Reactivity in LaGaO3/Ni and CeO2/Ni Systems

Abstract

The reactivity in CeO~2~/Ni and LaGaO~3~/Ni systems, which are constituents of intermediate temperature solid oxide fuel cell (IT‐SOFC) anodes, has been investigated both computationally and experimentally. The CALPHAD‐method (CALculating of PHAse Diagrams), employing BINGSS and THERMOCALC software, was used to obtain a self‐consistent set of Gibbs energy functions describing the systems. Interactions in the LaGaO~3~/Ni system were predicted using a thermodynamic database developed for the La‐Ga‐Ni‐O system. Similarly, to analyze the CeO~2~/Ni system, the Ce‐Ni‐O ternary phase diagram was calculated using known thermodynamic data for binary Ce‐O, Ni‐O, and Ce‐Ni systems.
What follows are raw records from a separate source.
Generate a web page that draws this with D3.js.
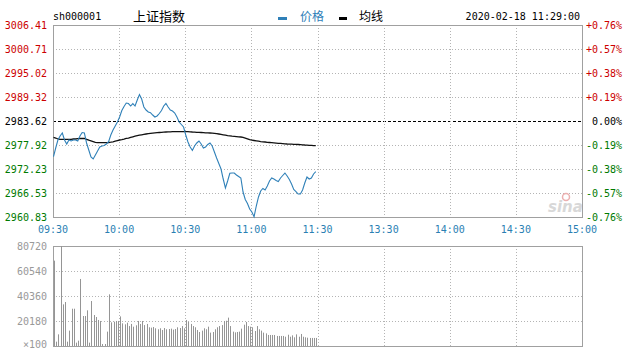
<!DOCTYPE html>
<html>
<head>
<meta charset="utf-8">
<script src="https://cdn.jsdelivr.net/npm/d3@7"></script>
<style>
  body { margin: 0; background: #fff; }
  svg { display: block; }
  text { font-family: "DejaVu Sans Mono", monospace; font-size: 10px; }
</style>
</head>
<body>
<script>
// DATA
var code = "sh000001",
  indexName = "上证指数",
  stamp = "2020-02-18 11:29:00",
  prevClose = 2983.62;

var priceTicks = [3006.41, 3000.71, 2995.02, 2989.32, 2983.62, 2977.92, 2972.23, 2966.53, 2960.83];
var pctTicks = ["+0.76%", "+0.57%", "+0.38%", "+0.19%", "0.00%", "-0.19%", "-0.38%", "-0.57%", "-0.76%"];
var timeTicks = [0, 30, 60, 90, 120, 150, 180, 210, 240];
var timeLabels = ["09:30", "10:00", "10:30", "11:00", "11:30", "13:30", "14:00", "14:30", "15:00"];
var volTicks = [80720, 60540, 40360, 20180];

// one value per minute from 09:30 to 11:29
var prices = [
  2975.14, 2977.21, 2979.11, 2980.06, 2980.77, 2979.11, 2978.16, 2979.11, 2978.87, 2979.11,
  2979.11, 2978.87, 2980.06, 2980.89, 2980.77, 2978.40, 2976.73, 2975.07, 2974.60, 2975.55,
  2976.50, 2977.45, 2977.68, 2977.80, 2978.16, 2978.71, 2980.30, 2981.48, 2982.43, 2983.38,
  2984.57, 2986.11, 2987.06, 2987.89, 2987.77, 2987.18, 2987.77, 2987.18, 2988.60, 2989.91,
  2988.84, 2986.94, 2986.23, 2985.76, 2985.59, 2985.04, 2984.57, 2984.81, 2985.40, 2986.11,
  2987.18, 2987.77, 2986.94, 2986.23, 2985.99, 2985.52, 2984.57, 2983.38, 2982.79, 2982.20,
  2980.30, 2978.63, 2977.45, 2976.62, 2977.68, 2978.40, 2978.87, 2978.16, 2977.21, 2977.45,
  2978.04, 2978.40, 2977.68, 2976.26, 2974.84, 2973.53, 2972.22, 2969.85, 2967.71, 2969.38,
  2971.20, 2971.27, 2971.27, 2970.80, 2970.44, 2970.09, 2966.76, 2964.98, 2964.03, 2962.73,
  2962.02, 2960.90, 2963.44, 2965.58, 2967.00, 2967.60, 2967.24, 2968.19, 2969.38, 2970.09,
  2969.85, 2969.49, 2969.26, 2970.09, 2970.68, 2971.27, 2970.56, 2969.73, 2968.66, 2967.36,
  2966.88, 2966.29, 2966.29, 2967.24, 2968.90, 2970.33, 2969.85, 2970.09, 2971.04, 2971.58
];

var avgPrices = [
  2979.75, 2979.58, 2979.35, 2979.28, 2979.28, 2979.28, 2979.28, 2979.28, 2979.28, 2979.35,
  2979.35, 2979.42, 2979.47, 2979.51, 2979.47, 2979.28, 2979.06, 2978.90, 2978.73, 2978.56,
  2978.47, 2978.47, 2978.47, 2978.47, 2978.47, 2978.52, 2978.59, 2978.68, 2978.82, 2978.97,
  2979.11, 2979.20, 2979.32, 2979.47, 2979.58, 2979.73, 2979.87, 2980.01, 2980.13, 2980.25,
  2980.34, 2980.44, 2980.53, 2980.60, 2980.68, 2980.75, 2980.79, 2980.84, 2980.89, 2980.94,
  2980.98, 2981.01, 2981.03, 2981.06, 2981.08, 2981.08, 2981.08, 2981.08, 2981.08, 2981.08,
  2981.08, 2981.08, 2981.06, 2981.01, 2980.98, 2980.94, 2980.91, 2980.89, 2980.87, 2980.82,
  2980.79, 2980.77, 2980.72, 2980.68, 2980.60, 2980.53, 2980.44, 2980.34, 2980.25, 2980.15,
  2980.08, 2980.01, 2979.96, 2979.92, 2979.87, 2979.82, 2979.75, 2979.58, 2979.39, 2979.20,
  2979.09, 2978.99, 2978.90, 2978.82, 2978.73, 2978.68, 2978.63, 2978.56, 2978.52, 2978.47,
  2978.42, 2978.37, 2978.33, 2978.30, 2978.25, 2978.21, 2978.16, 2978.14, 2978.11, 2978.09,
  2978.06, 2978.04, 2978.02, 2977.97, 2977.92, 2977.90, 2977.85, 2977.83, 2977.78, 2977.76
];

// volume in lots of 100
var volumes = [
  68900, 3500, 9400, 80720, 33600, 35500, 3500, 12400, 30100, 30100,
  2700, 4300, 54100, 24200, 24200, 28800, 2700, 36300, 25000, 23400,
  21000, 20200, 1600, 1600, 11600, 41700, 19100, 19600, 20200, 20200,
  23900, 18300, 17500, 18800, 16100, 17800, 15600, 16700, 20200, 17800,
  20200, 16900, 17800, 15100, 14800, 15300, 14300, 13500, 14300, 12900,
  14500, 13500, 13700, 14000, 13200, 13700, 15100, 14500, 16100, 14300,
  21000, 19400, 17800, 16100, 15100, 12900, 11300, 12400, 14300, 13500,
  15600, 10800, 11300, 13500, 15100, 16100, 16900, 20200, 20400, 22900,
  16100, 11600, 11000, 11300, 11600, 14000, 17200, 19400, 16100, 15600,
  15100, 12100, 16100, 13500, 12400, 10800, 10200, 8900, 8900, 8900,
  8900, 8100, 8100, 8100, 8100, 7500, 9100, 7500, 8600, 7000,
  9400, 7500, 9700, 7500, 7000, 6700, 6500, 6500, 6500, 6500
];

// LAYOUT
var W = 623, H = 349,
  left = 53, right = 582,
  pTop = 25, pBottom = 217,
  vTop = 246, vBottom = 346;

var red = "#cc0000", green = "#007a00", blue = "#2f80b8", gridC = "#b4b4b4", frameC = "#a0a0a0";

var svg = d3.select("body").append("svg")
  .attr("width", W)
  .attr("height", H);

var x = d3.scaleLinear().domain([0, 240]).range([left, right]);
var y = d3.scaleLinear().domain([priceTicks[8], priceTicks[0]]).range([pBottom, pTop]);
var yv = d3.scaleLinear().domain([0, volTicks[0]]).range([vBottom, vTop]);

function tone(i) {
  return i < 4 ? red : (i == 4 ? "#000" : green);
}

// header
svg.append("text").attr("x", left).attr("y", 20).text(code);
svg.append("text").attr("x", 133).attr("y", 21)
  .style("font-family", "'Noto Sans CJK SC', sans-serif").style("font-size", "13px")
  .text(indexName);
svg.append("line").attr("x1", 278).attr("x2", 287).attr("y1", 18.5).attr("y2", 18.5)
  .attr("stroke", blue).attr("stroke-width", 3);
svg.append("text").attr("x", 300).attr("y", 21).attr("fill", blue)
  .style("font-family", "'Noto Sans CJK SC', sans-serif").style("font-size", "12px")
  .text("价格");
svg.append("line").attr("x1", 339).attr("x2", 347).attr("y1", 18.5).attr("y2", 18.5)
  .attr("stroke", "#000").attr("stroke-width", 3);
svg.append("text").attr("x", 359).attr("y", 21)
  .style("font-family", "'Noto Sans CJK SC', sans-serif").style("font-size", "12px")
  .text("均线");
svg.append("text").attr("x", 580).attr("y", 20).attr("text-anchor", "end").text(stamp);

// grid of the price panel
var grid = svg.append("g");
grid.selectAll("line.h")
  .data(priceTicks.slice(1, 8))
  .enter().append("line")
  .attr("x1", left).attr("x2", right)
  .attr("y1", function (d) { return Math.round(y(d)) + 0.5; })
  .attr("y2", function (d) { return Math.round(y(d)) + 0.5; })
  .attr("stroke", function (d) { return d == prevClose ? "#000" : gridC; })
  .attr("stroke-dasharray", function (d) { return d == prevClose ? "3,2" : "1,2"; });

[[pTop, pBottom], [vTop, vBottom]].forEach(function (r) {
  grid.selectAll(null)
    .data(timeTicks.slice(1, 8))
    .enter().append("line")
    .attr("x1", function (d) { return Math.round(x(d)) + 0.5; })
    .attr("x2", function (d) { return Math.round(x(d)) + 0.5; })
    .attr("y1", r[0]).attr("y2", r[1])
    .attr("stroke", gridC)
    .attr("stroke-dasharray", "1,2");
});

grid.selectAll(null)
  .data(volTicks.slice(1))
  .enter().append("line")
  .attr("x1", left).attr("x2", right)
  .attr("y1", function (d) { return Math.round(yv(d)) + 0.5; })
  .attr("y2", function (d) { return Math.round(yv(d)) + 0.5; })
  .attr("stroke", gridC)
  .attr("stroke-dasharray", "1,2");

// sina watermark
svg.append("text").attr("x", 548).attr("y", 212)
  .style("font-family", "'DejaVu Sans', sans-serif").style("font-size", "15px")
  .style("font-style", "italic").style("font-weight", "bold")
  .attr("fill", "#d8d8d8").text("sina");
svg.append("circle").attr("cx", 566).attr("cy", 197).attr("r", 3.5)
  .attr("fill", "none").attr("stroke", "#ecb0b0").attr("stroke-width", 1.5);

// frames
svg.append("rect").attr("x", left + 0.5).attr("y", pTop + 0.5)
  .attr("width", right - left).attr("height", pBottom - pTop)
  .attr("fill", "none").attr("stroke", frameC);
svg.append("rect").attr("x", left + 0.5).attr("y", vTop + 0.5)
  .attr("width", right - left).attr("height", vBottom - vTop)
  .attr("fill", "none").attr("stroke", frameC);

// axis labels
svg.append("g").selectAll("text")
  .data(priceTicks)
  .enter().append("text")
  .attr("x", 47)
  .attr("y", function (d) { return y(d) + 4; })
  .attr("text-anchor", "end")
  .attr("fill", function (d, i) { return tone(i); })
  .text(function (d) { return d.toFixed(2); });

svg.append("g").selectAll("text")
  .data(pctTicks)
  .enter().append("text")
  .attr("x", 622)
  .attr("y", function (d, i) { return y(priceTicks[i]) + 4; })
  .attr("text-anchor", "end")
  .attr("fill", function (d, i) { return tone(i); })
  .text(function (d) { return d; });

svg.append("g").selectAll("text")
  .data(timeLabels)
  .enter().append("text")
  .attr("x", function (d, i) { return x(timeTicks[i]); })
  .attr("y", 233)
  .attr("text-anchor", "middle")
  .attr("fill", "#2a7fb3")
  .text(function (d) { return d; });

svg.append("g").selectAll("text")
  .data(volTicks)
  .enter().append("text")
  .attr("x", 47)
  .attr("y", function (d) { return yv(d) + 4; })
  .attr("text-anchor", "end")
  .attr("fill", "#999")
  .text(function (d) { return d; });
svg.append("text").attr("x", 47).attr("y", 347.5)
  .attr("text-anchor", "end").attr("fill", "#999").text("×100");

// volume bars
svg.append("g").selectAll("line")
  .data(volumes)
  .enter().append("line")
  .attr("x1", function (d, i) { return Math.round(x(i)) + 1.5; })
  .attr("x2", function (d, i) { return Math.round(x(i)) + 1.5; })
  .attr("y1", vBottom)
  .attr("y2", function (d) { return yv(d); })
  .attr("stroke", "#959595");

// price and average lines
var line = d3.line()
  .x(function (d, i) { return x(i) + 0.5; })
  .y(function (d) { return y(d); });

svg.append("path").datum(avgPrices)
  .attr("d", line)
  .attr("fill", "none").attr("stroke", "#111").attr("stroke-width", 1.3);

svg.append("path").datum(prices)
  .attr("d", line)
  .attr("fill", "none").attr("stroke", blue).attr("stroke-width", 1.1);
</script>
</body>
</html>
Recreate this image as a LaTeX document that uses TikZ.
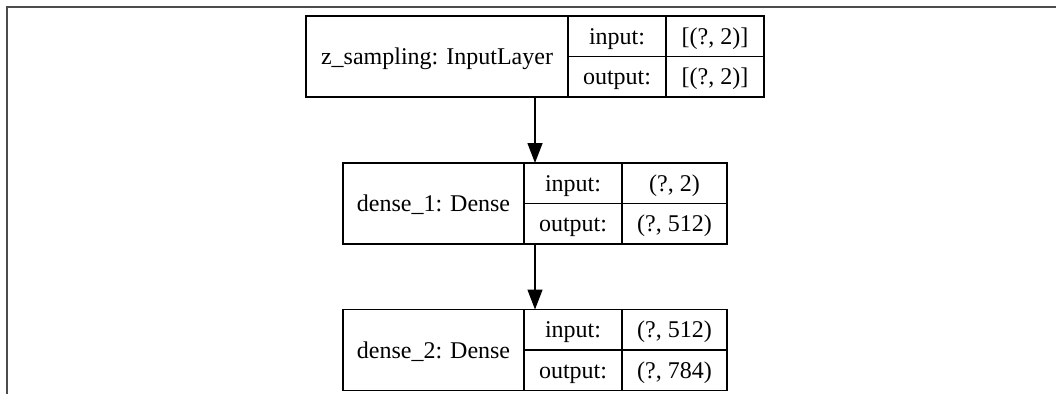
\documentclass[tikz,border=0pt]{standalone}
\usepackage{fontspec}
\setmainfont{Liberation Serif}
\usepackage{tikz}
\usetikzlibrary{
  arrows.meta,  % 箭头样式
  positioning   % 节点相对定位
}

\tikzset{
  record/.style={draw=black, line width=1.4pt, inner sep=0pt, outer sep=0pt},
  cell/.style={draw=black, line width=1.4pt, inner sep=0pt, outer sep=0pt, anchor=north west,
    text height=18pt, text depth=2pt, font=\fontsize{24}{28}\selectfont},
  flow/.style={->, line width=1.4pt, black},
  frame/.style={line width=2pt, black!70}
}

\begin{document}
\begin{tikzpicture}[x=1pt, y=-1pt, >={Triangle[length=20pt, width=15pt]}]
    \useasboundingbox (0,0) rectangle (1056,393);

    % 外框
    \draw[frame] (6.5,400) -- (6.5,7.5) -- (1060,7.5);

    % 第一层：z_sampling
    \node[record, minimum width=458pt, minimum height=81pt] (zs) at (535,56.5) {};
    \node[cell, minimum width=262pt, minimum height=81pt] (zs-name) at (zs.north west) {z\_sampling: InputLayer};
    \node[cell, minimum width=98pt, minimum height=40.5pt] (zs-in) at (zs-name.north east) {input:};
    \node[cell, minimum width=98pt, minimum height=40.5pt] (zs-out) at (zs-in.south west) {output:};
    \node[cell, minimum width=98pt, minimum height=40.5pt] (zs-inv) at (zs-in.north east) {[(?, 2)]};
    \node[cell, minimum width=98pt, minimum height=40.5pt] (zs-outv) at (zs-inv.south west) {[(?, 2)]};

    % 第二层：dense_1
    \node[record, minimum width=384pt, minimum height=81pt] (d1) at (535,203.5) {};
    \node[cell, minimum width=181pt, minimum height=81pt] (d1-name) at (d1.north west) {dense\_1: Dense};
    \node[cell, minimum width=98pt, minimum height=40.5pt] (d1-in) at (d1-name.north east) {input:};
    \node[cell, minimum width=98pt, minimum height=40.5pt] (d1-out) at (d1-in.south west) {output:};
    \node[cell, minimum width=105pt, minimum height=40.5pt] (d1-inv) at (d1-in.north east) {(?, 2)};
    \node[cell, minimum width=105pt, minimum height=40.5pt] (d1-outv) at (d1-inv.south west) {(?, 512)};

    % 第三层：dense_2
    \node[record, minimum width=384pt, minimum height=81pt] (d2) at (535,350) {};
    \node[cell, minimum width=181pt, minimum height=81pt] (d2-name) at (d2.north west) {dense\_2: Dense};
    \node[cell, minimum width=98pt, minimum height=40.5pt] (d2-in) at (d2-name.north east) {input:};
    \node[cell, minimum width=98pt, minimum height=40.5pt] (d2-out) at (d2-in.south west) {output:};
    \node[cell, minimum width=105pt, minimum height=40.5pt] (d2-inv) at (d2-in.north east) {(?, 512)};
    \node[cell, minimum width=105pt, minimum height=40.5pt] (d2-outv) at (d2-inv.south west) {(?, 784)};

    % 连线
    \draw[flow] (zs.south) -- (d1.north);
    \draw[flow] (d1.south) -- (d2.north);
  \end{tikzpicture}
\end{document}
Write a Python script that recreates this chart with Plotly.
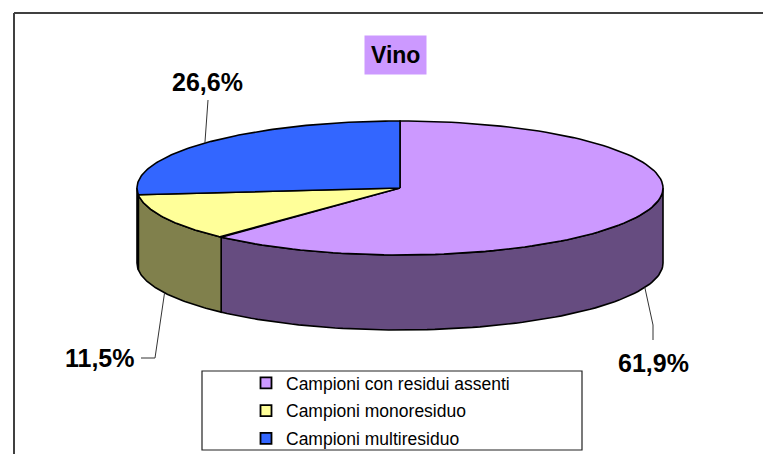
import numpy as np
import plotly.graph_objects as go

# data
categories = ["Campioni con residui assenti", "Campioni monoresiduo", "Campioni multiresiduo"]
shares = [61.9, 11.5, 26.6]
pct_labels = ["61,9%", "11,5%", "26,6%"]
top_colors = ["#CC99FF", "#FFFF99", "#3366FF"]
side_colors = ["#664C80", "#80804C", "#193380"]

# geometry of the tilted pie, in pixels (axes map 1:1 to the 763x454 page)
W, H = 763, 454
CX, CY = 400, 188
RX, RY = 263, 67
DEPTH = 75
EDGE = dict(color="black", width=1.6)
FONT = "Arial, Liberation Sans, sans-serif"


def rim(theta_deg, drop=0.0):
    t = np.radians(theta_deg)
    return CX + RX * np.sin(t), CY - RY * np.cos(t) + drop


fig = go.Figure()

bounds = np.concatenate([[0], np.cumsum(shares)]) / sum(shares) * 360

# side walls (only the front half, 90..270 deg, is visible)
for i in range(len(shares)):
    a, b = max(bounds[i], 90), min(bounds[i + 1], 270)
    if b <= a:
        continue
    th = np.linspace(a, b, 80)
    xt, yt = rim(th)
    xb, yb = rim(th[::-1], DEPTH)
    fig.add_trace(go.Scatter(x=np.r_[xt, xb, xt[:1]], y=np.r_[yt, yb, yt[:1]],
        mode="lines", fill="toself", fillcolor=side_colors[i],
        line=EDGE, showlegend=False, hoverinfo="skip"))

# top faces
for i in range(len(shares)):
    th = np.linspace(bounds[i], bounds[i + 1], 120)
    xa, ya = rim(th)
    fig.add_trace(go.Scatter(x=np.r_[CX, xa, CX], y=np.r_[CY, ya, CY],
        mode="lines", fill="toself", fillcolor=top_colors[i],
        line=EDGE, showlegend=False, hoverinfo="skip"))

# legend entries
for name, col in zip(categories, top_colors):
    fig.add_trace(go.Scatter(x=[None], y=[None], mode="markers", name=name,
        legendgroup=name,
        marker=dict(symbol="square", size=11, color=col,
                    line=dict(color="black", width=1.8))))

# data labels with leader lines
label_pos = [(653, 363), (100, 358), (207, 82)]
elbows = [[(653, 325), (653, 340)], [(155, 358), (141, 358)], [(208, 100)]]
for i in range(len(shares)):
    mid = (bounds[i] + bounds[i + 1]) / 2
    drop = DEPTH if 90 < mid < 270 else 0
    x0, y0 = rim(mid, drop)
    xs = [x0] + [p[0] for p in elbows[i]]
    ys = [y0] + [p[1] for p in elbows[i]]
    fig.add_trace(go.Scatter(x=xs, y=ys, mode="lines",
        line=dict(color="#333333", width=1), showlegend=False, hoverinfo="skip"))
    fig.add_annotation(x=label_pos[i][0], y=label_pos[i][1], text="<b>%s</b>" % pct_labels[i],
        showarrow=False, font=dict(family=FONT, size=25, color="black"))

# title
fig.add_annotation(x=395, y=55, text="<b>Vino</b>", showarrow=False,
    bgcolor="#CC99FF", borderpad=6, font=dict(family=FONT, size=23, color="black"))

# chart frame and legend box
fig.add_shape(type="line", x0=14, y0=13, x1=W, y1=13, line=dict(color="#404040", width=2))
fig.add_shape(type="line", x0=14, y0=13, x1=14, y1=H, line=dict(color="#404040", width=2))
fig.add_shape(type="rect", x0=202, y0=371, x1=582, y1=450,
    line=dict(color="#222222", width=1.2), fillcolor="white", layer="below")

fig.update_layout(
    width=W, height=H,
    margin=dict(l=0, r=0, t=0, b=0, autoexpand=False),
    paper_bgcolor="white", plot_bgcolor="white",
    xaxis=dict(range=[0, W], visible=False, fixedrange=True),
    yaxis=dict(range=[H, 0], visible=False, fixedrange=True),
    showlegend=True,
    legend=dict(x=246 / W, y=1 - 365 / H, xanchor="left", yanchor="top",
                bgcolor="rgba(0,0,0,0)", borderwidth=0, tracegroupgap=2,
                itemwidth=30,
                font=dict(family=FONT, size=17.5, color="black")),
)

fig.write_html("out.html", config={"displayModeBar": False},
               post_script="document.body.style.margin='0px';")
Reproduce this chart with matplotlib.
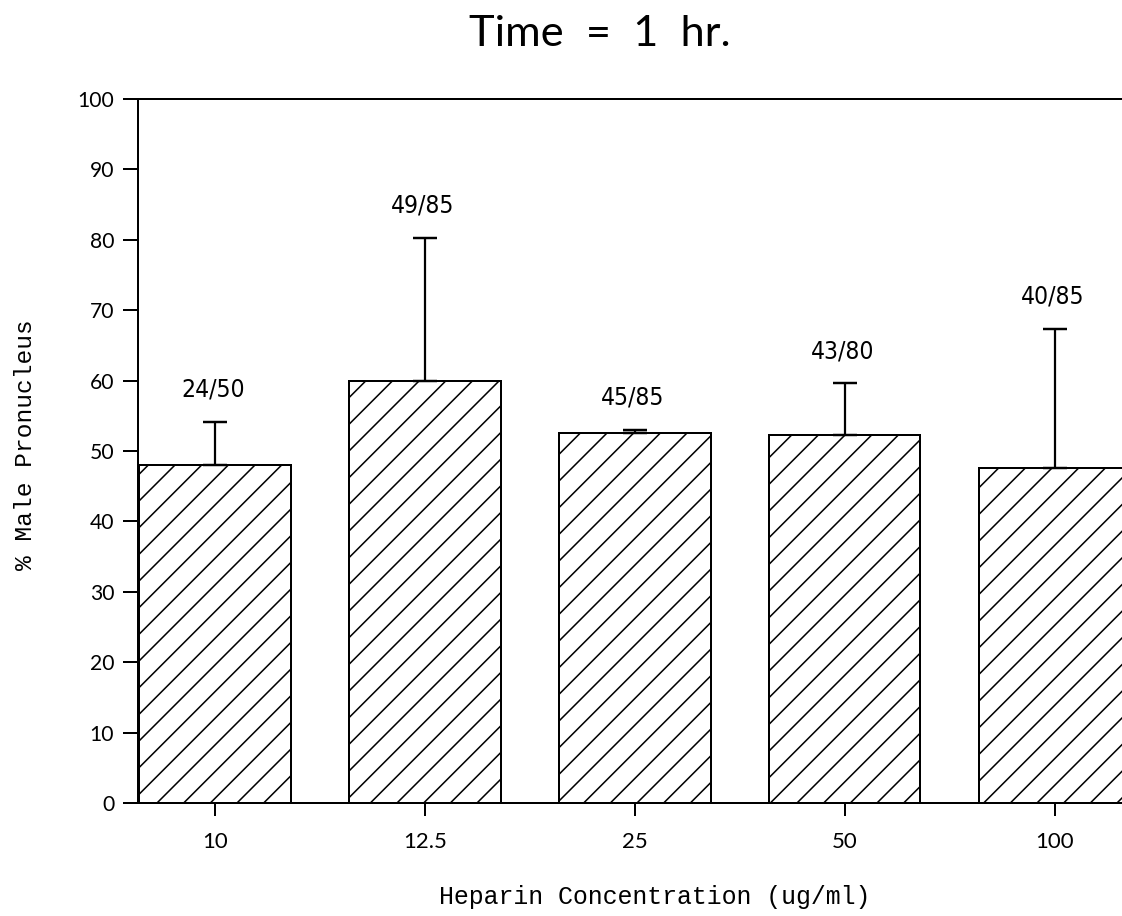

The experimental work was designed based on the calculated phase diagrams. While the La‐Ga‐Ni‐O system experiments were conducted in air, the Ce‐Ni‐O system was also investigated in a reducing atmosphere. The calculated Ce‐Ni‐O diagram is in good agreement with the experimental results. It has been found that NiO does not react with CeO~2~. Extended solid solutions of La(Ga,Ni)O~3~, La~2~(Ni,Ga)O~4~, and La~4~(Ni,Ga)~3~O~10~ were found in the La‐Ga‐Ni‐O system. Additionally, the compound LaNiGa~11~O~19~, with magnetoplumbite‐type structure, has been found, which has not been reported in the literature so far. It is concluded that La~2~NiO~4~ is not chemically compatible, as a cathode material, with the LSGM electrolyte.